***** DATASET SECTION *****

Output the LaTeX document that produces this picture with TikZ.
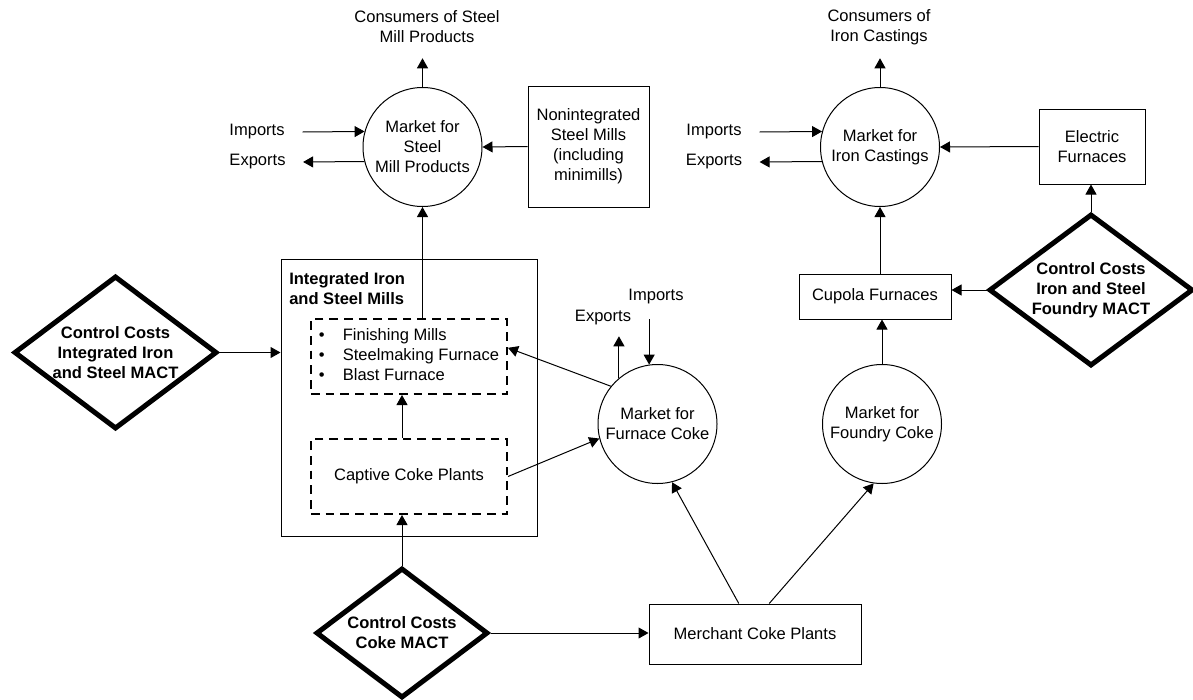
\documentclass[tikz,border=0pt]{standalone}
\usepackage{fontspec}
\setmainfont{Liberation Sans}
\usetikzlibrary{shapes.geometric,arrows.meta}
\begin{document}
\begin{tikzpicture}[x=0.75pt,y=-0.75pt,
  every node/.style={font=\fontsize{12.4}{15}\selectfont, align=center, inner sep=0pt},
  arr/.style={draw, line width=0.75pt, -{Triangle[length=7.5pt,width=8.25pt]}},
  box/.style={draw, line width=0.75pt, rectangle},
  dbox/.style={draw, line width=1.5pt, dash pattern=on 6.5pt off 4.5pt, rectangle},
  mkt/.style={draw, circle, line width=0.75pt, minimum size=89.25pt},
  mact/.style={draw, diamond, line width=3.75pt, font=\fontsize{12.4}{15}\selectfont\bfseries}
]
\useasboundingbox (0,0) rectangle (1193,700);

% integrated mill container
\node[box, minimum width=192pt, minimum height=207.75pt] (iB) at (409,397.5) {};
\node[anchor=west, align=left, font=\fontsize{12.4}{15}\selectfont\bfseries] (iBt) at (289,288.5) {Integrated Iron\\and Steel Mills};
\node[dbox, minimum width=147pt, minimum height=56.25pt] (b1) at (409,356.5)
  {\begin{tabular}{@{}l@{\hspace{13.6pt}}l@{}}•&Finishing Mills\\•&Steelmaking Furnace\\•&Blast Furnace\end{tabular}};
\node[dbox, minimum width=147pt, minimum height=56.25pt] (b2) at (409,476.5) {Captive Coke Plants};

% MACT diamonds
\node[mact, minimum width=152.25pt, minimum height=114.75pt, aspect=1.33] (dI) at (115.5,352.5) {Control Costs\\Integrated Iron\\and Steel MACT};
\node[mact, minimum width=153pt, minimum height=114pt, aspect=1.33] (dF) at (1091,290) {Control Costs\\Iron and Steel\\Foundry MACT};
\node[mact, minimum width=129pt, minimum height=97.5pt, aspect=1.32] (dC) at (402,633) {Control Costs\\Coke MACT};

% markets
\node[mkt] (mS) at (422.5,147) {Market for\\Steel\\Mill Products};
\node[mkt] (iC) at (880,147) {Market for\\Iron Castings};
\node[mkt] (fuC) at (657.5,424) {Market for\\Furnace Coke};
\node[mkt] (foC) at (882,424) {Market for\\Foundry Coke};

% boxes
\node[box, minimum width=90.75pt, minimum height=90.75pt] (nS) at (588.5,146.5) {Nonintegrated\\Steel Mills\\(including\\minimills)};
\node[box, minimum width=79.5pt, minimum height=56.25pt] (eF) at (1092,146.5) {Electric\\Furnaces};
\node[box, minimum width=114pt, minimum height=33.75pt] (cF) at (875,296.5) {Cupola Furnaces};
\node[box, minimum width=159pt, minimum height=45pt] (mC) at (755,634) {Merchant Coke Plants};

% labels
\node[minimum height=46.5pt] (cS) at (427,27) {Consumers of Steel\\Mill Products};
\node[minimum height=46.5pt] (cI) at (879,27) {Consumers of\\Iron Castings};
\node[minimum width=68pt] (impS) at (257,132) {Imports};
\node[minimum width=68pt] (expS) at (257.5,162) {Exports};
\node[minimum width=68pt] (impI) at (714,132) {Imports};
\node[minimum width=68pt] (expI) at (714,162) {Exports};
\node[minimum height=33pt] (fimp) at (656,297) {Imports};
\node[minimum height=27pt] (fexp) at (603,318) {Exports};

% connectors
\draw[arr] (mS.north) -- (mS.north |- cS.south);
\draw[arr] (iC.north) -- (iC.north |- cI.south);
\draw[arr] (impS.east) -- (mS.165.5);
\draw[arr] (mS.194.5) -- (expS.east);
\draw[arr] (impI.east) -- (iC.165.5);
\draw[arr] (iC.194.5) -- (expI.east);
\draw[arr] (nS.west) -- (mS.east);
\draw[arr] (eF.west) -- (iC.east);
\draw[arr] (dF.north) -- (dF.north |- eF.south);
\draw[arr] (iC.south |- cF.north) -- (iC.south);
\draw[arr] (foC.north) -- (foC.north |- cF.south);
\draw[arr] (dF.west) -- (dF.west -| cF.east);
\draw[arr] (mS.south |- b1.north) -- (mS.south);
\draw[arr] (dI.east) -- (dI.east -| iB.west);
\draw[arr] (dC.north |- b2.north) -- (dC.north |- b1.south);
\draw[arr] (dC.north) -- (dC.north |- b2.south);
\draw[arr] (fuC.141) -- (b1.5);
\draw[arr] (b2.east) -- (fuC.194);
\draw[arr] (fuC.130) -- (fuC.130 |- fexp.south);
\draw[arr] (fuC.98 |- fimp.south) -- (fuC.98);
\draw[arr] (dC.east) -- (dC.east -| mC.west);
\draw[arr] (mC.118) -- (fuC.284);
\draw[arr] (mC.65) -- (foC.262);
\end{tikzpicture}
\end{document}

*****

■ PROBLEM STATEMENT
In this exercise, set down all of the data exactly, without the pictures.

■ OUTPUT
Output the LaTeX document that produces this picture with TikZ.
\documentclass[tikz,border=0pt]{standalone}
\usepackage{fontspec}
\setmainfont{Liberation Sans}
\usetikzlibrary{shapes.geometric,arrows.meta}
\begin{document}
\begin{tikzpicture}[x=0.75pt,y=-0.75pt,
  every node/.style={font=\fontsize{12.4}{15}\selectfont, align=center, inner sep=0pt},
  arr/.style={draw, line width=0.75pt, -{Triangle[length=7.5pt,width=8.25pt]}},
  box/.style={draw, line width=0.75pt, rectangle},
  dbox/.style={draw, line width=1.5pt, dash pattern=on 6.5pt off 4.5pt, rectangle},
  mkt/.style={draw, circle, line width=0.75pt, minimum size=89.25pt},
  mact/.style={draw, diamond, line width=3.75pt, font=\fontsize{12.4}{15}\selectfont\bfseries}
]
\useasboundingbox (0,0) rectangle (1193,700);

% integrated mill container
\node[box, minimum width=192pt, minimum height=207.75pt] (iB) at (409,397.5) {};
\node[anchor=west, align=left, font=\fontsize{12.4}{15}\selectfont\bfseries] (iBt) at (289,288.5) {Integrated Iron\\and Steel Mills};
\node[dbox, minimum width=147pt, minimum height=56.25pt] (b1) at (409,356.5)
  {\begin{tabular}{@{}l@{\hspace{13.6pt}}l@{}}•&Finishing Mills\\•&Steelmaking Furnace\\•&Blast Furnace\end{tabular}};
\node[dbox, minimum width=147pt, minimum height=56.25pt] (b2) at (409,476.5) {Captive Coke Plants};

% MACT diamonds
\node[mact, minimum width=152.25pt, minimum height=114.75pt, aspect=1.33] (dI) at (115.5,352.5) {Control Costs\\Integrated Iron\\and Steel MACT};
\node[mact, minimum width=153pt, minimum height=114pt, aspect=1.33] (dF) at (1091,290) {Control Costs\\Iron and Steel\\Foundry MACT};
\node[mact, minimum width=129pt, minimum height=97.5pt, aspect=1.32] (dC) at (402,633) {Control Costs\\Coke MACT};

% markets
\node[mkt] (mS) at (422.5,147) {Market for\\Steel\\Mill Products};
\node[mkt] (iC) at (880,147) {Market for\\Iron Castings};
\node[mkt] (fuC) at (657.5,424) {Market for\\Furnace Coke};
\node[mkt] (foC) at (882,424) {Market for\\Foundry Coke};

% boxes
\node[box, minimum width=90.75pt, minimum height=90.75pt] (nS) at (588.5,146.5) {Nonintegrated\\Steel Mills\\(including\\minimills)};
\node[box, minimum width=79.5pt, minimum height=56.25pt] (eF) at (1092,146.5) {Electric\\Furnaces};
\node[box, minimum width=114pt, minimum height=33.75pt] (cF) at (875,296.5) {Cupola Furnaces};
\node[box, minimum width=159pt, minimum height=45pt] (mC) at (755,634) {Merchant Coke Plants};

% labels
\node[minimum height=46.5pt] (cS) at (427,27) {Consumers of Steel\\Mill Products};
\node[minimum height=46.5pt] (cI) at (879,27) {Consumers of\\Iron Castings};
\node[minimum width=68pt] (impS) at (257,132) {Imports};
\node[minimum width=68pt] (expS) at (257.5,162) {Exports};
\node[minimum width=68pt] (impI) at (714,132) {Imports};
\node[minimum width=68pt] (expI) at (714,162) {Exports};
\node[minimum height=33pt] (fimp) at (656,297) {Imports};
\node[minimum height=27pt] (fexp) at (603,318) {Exports};

% connectors
\draw[arr] (mS.north) -- (mS.north |- cS.south);
\draw[arr] (iC.north) -- (iC.north |- cI.south);
\draw[arr] (impS.east) -- (mS.165.5);
\draw[arr] (mS.194.5) -- (expS.east);
\draw[arr] (impI.east) -- (iC.165.5);
\draw[arr] (iC.194.5) -- (expI.east);
\draw[arr] (nS.west) -- (mS.east);
\draw[arr] (eF.west) -- (iC.east);
\draw[arr] (dF.north) -- (dF.north |- eF.south);
\draw[arr] (iC.south |- cF.north) -- (iC.south);
\draw[arr] (foC.north) -- (foC.north |- cF.south);
\draw[arr] (dF.west) -- (dF.west -| cF.east);
\draw[arr] (mS.south |- b1.north) -- (mS.south);
\draw[arr] (dI.east) -- (dI.east -| iB.west);
\draw[arr] (dC.north |- b2.north) -- (dC.north |- b1.south);
\draw[arr] (dC.north) -- (dC.north |- b2.south);
\draw[arr] (fuC.141) -- (b1.5);
\draw[arr] (b2.east) -- (fuC.194);
\draw[arr] (fuC.130) -- (fuC.130 |- fexp.south);
\draw[arr] (fuC.98 |- fimp.south) -- (fuC.98);
\draw[arr] (dC.east) -- (dC.east -| mC.west);
\draw[arr] (mC.118) -- (fuC.284);
\draw[arr] (mC.65) -- (foC.262);
\end{tikzpicture}
\end{document}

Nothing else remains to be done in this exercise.